Technology Discovers a Job it Tried to Eliminate

It is very rare to find advocacy for the human factor on a technocentric Web site. Nevertheless, last night Fox Van Allen filed a story for Tecca that actually used the phrase “professional editing” with absolutely no disparagement. It also began with the sentence:
Editors are pretty important people.
What was it that awakened Van Allen from his technocentric slumbers? The answer is Barnes & Noble (of course, of course). It turns out that B&N management has blocked any use of the work “kindle” in any text that is included in the Nook Book Store, since, in capitalized form, it is the name of a competing product. What happened was that a blogger named Philip Howard decided to try reading Leo Tolstoy’s War and Peace on his Nook and encountered:
It was as if a light had been Nookd in a carved and painted lantern …

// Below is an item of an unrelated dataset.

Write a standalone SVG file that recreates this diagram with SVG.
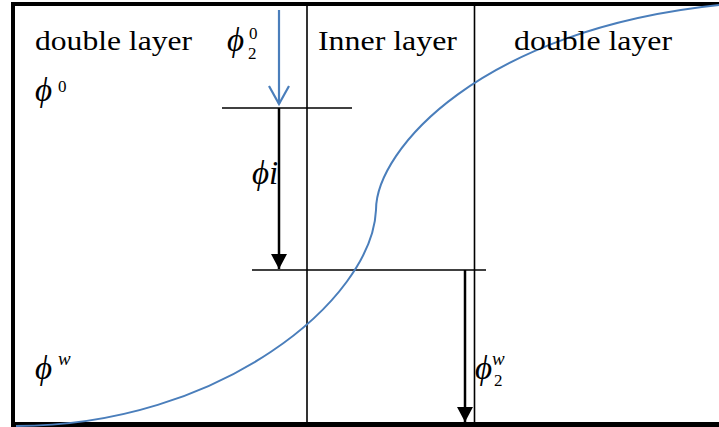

As Howard reported in his post, he eventually realized that “Nookd” had replaced the word “kindled.” Apparently what counts for editing over at B&N amounted to a Replace All operation on the full text with a case-independent “kindle” being replaced by “Nook.” Mind you, real editing would have involved a full review of the final text before it was released; and in this particular case we happen to be talking about War and Peace. What would that do to the overall efficiency of daily operations? After all, Barnes & Noble is a business, and a business has to have priorities!